Só a Obama lhe podia passar pela mente a peregrina teoria que incluiu em seu discurso, como pode apreciar-se no trecho seguinte:
“Não obstante, haverá ocasiões em que nossa segurança não estará diretamente ameaçada, mas sim nossos interesses e valores. […] sabemos que aos Estados Unidos, como a nação mais poderosa do mundo, pedir-lhe-ão ajuda com freqüência.
“Nesses casos, não devemos ter medo de agir, porém o peso das ações não deve recair apenas sobre os Estados Unidos. Como o temos feito na Líbia, nossa tarefa é então mobilizar a comunidade internacional para empreender uma ação coletiva.”
“Este é o tipo de liderança que temos mostrado na Líbia. É claro que, inclusive quando atuemos como parte de uma coligação, os riscos de qualquer ação militar serão elevados. Esses riscos foram constatados quando um dos nossos aviões sofreu uma avaria enquanto sobrevoava Líbia. Inclusive quando um dos nossos aviadores se lançou de pára-quedas, em um país cujo líder tem satanizado com tanta freqüência os Estados Unidos, numa região que tem uma história tão difícil com nosso país, este estadunidense não encontrou inimigos. Em vez disso, foi recebido por pessoas que o abraçaram. Um jovem líbio que veio em sua ajuda expressou: ‘Somos teus amigos. Estamos tão agradecidos desses homens que estão protegendo os céus.”
“Esta voz é apenas uma entre muitas numa região onde a nova geração se opõe a que lhe continuem negando seus direitos e oportunidades.”
“Mesmo assim, esta mudança provocará que o mundo seja mais complicado durante um tempo. O progresso será desigual e a mudança chegará de um modo bem divergente a diferentes países. Existem lugares, como o Egipto, onde esta mudança nos inspirará e infundirá nossas esperanças.”
Todo o mundo conhece que Mubarak foi aliado dos Estados Unidos, e quando Obama visitou a Universidade de El Cairo, em junho de 2009, não podia ignorar as dezenas de milhares de milhões de dólares subtraídos por aquele no Egipto.
Continuou com o emotivo relato:
“…acolhemos com beneplácito o fato de que a história esteja em andamento no Oriente Médio e no Norte da África, e que os jovens estejam à vanguarda. Porque em qualquer lugar onde as pessoas anseiem ser livres, encontrarão um amigo nos Estados Unidos. Afinal de contas, é essa fé, são esses ideais, os que constituem o verdadeiro indicador da liderança estadunidense.”

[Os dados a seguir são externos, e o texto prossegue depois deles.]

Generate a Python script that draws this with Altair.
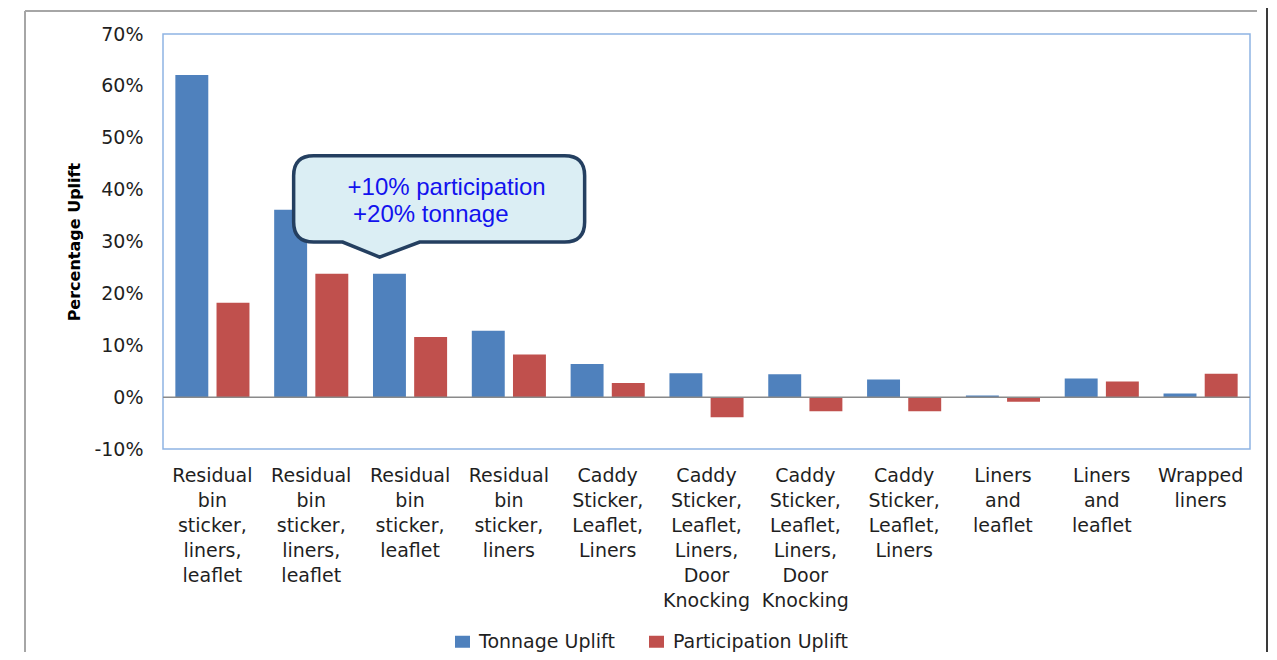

“…nossa fortaleza no exterior se sustenta na nossa fortaleza nacional. Esta sempre deve ser nossa Estrela Polar, a capacidade do nosso povo de alcançar seu potencial, adotar decisões inteligentes com nossos recursos, incrementar a prosperidade que atua como fonte do nosso poder, e erguer os valores que tanto apreciamos.”
“Olhemos para o futuro com confiança e esperança, não só no nosso próprio país, mas também em todos aqueles que têm anseios de liberdade em todo o mundo.”

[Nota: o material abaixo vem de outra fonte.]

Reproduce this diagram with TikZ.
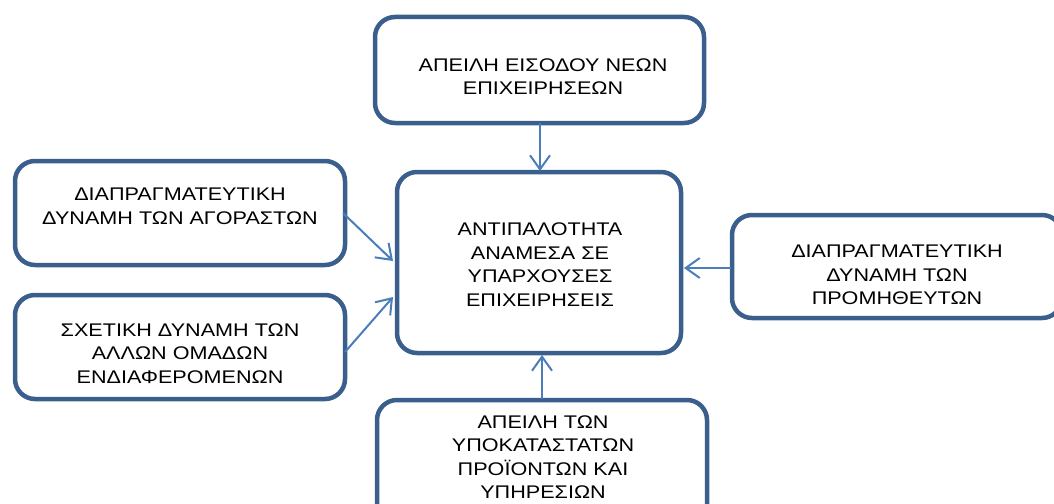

A espectacular historieta me fez lembrar do Tea Party, do senador Bob Menéndez e da ilustre Ileana Ros, a loba feroz que desafiava as leis para manter seqüestrado o menino cubano Elián González. Ela é hoje nada menos que Chefe do Comitê de Relações Exteriores da Câmara de Representantes dos Estados Unidos.
Khaddhafi não se cansa de repetir que Al-Qaeda lhe faz a guerra e envia combatentes contra o governo da Líbia, porque ele apoiou a guerra antiterrorista de Bush.
Aquela organização teve no passado excelentes relações com os serviços de inteligência norte-americanos na luta contra os soviéticos no Afeganistão, e possui sobrada experiência sobre os métodos de trabalho da CIA.
O quê acontecerá se as denúncias de Khaddhafi fossem certas? Como explicaria Obama ao povo norte-americano que uma parte dessas armas de combate terrestre caísse nas mãos dos homens de Bin Laden?
Não teria sido melhor e mais inteligente ter lutado para promover a paz e não a guerra na Líbia?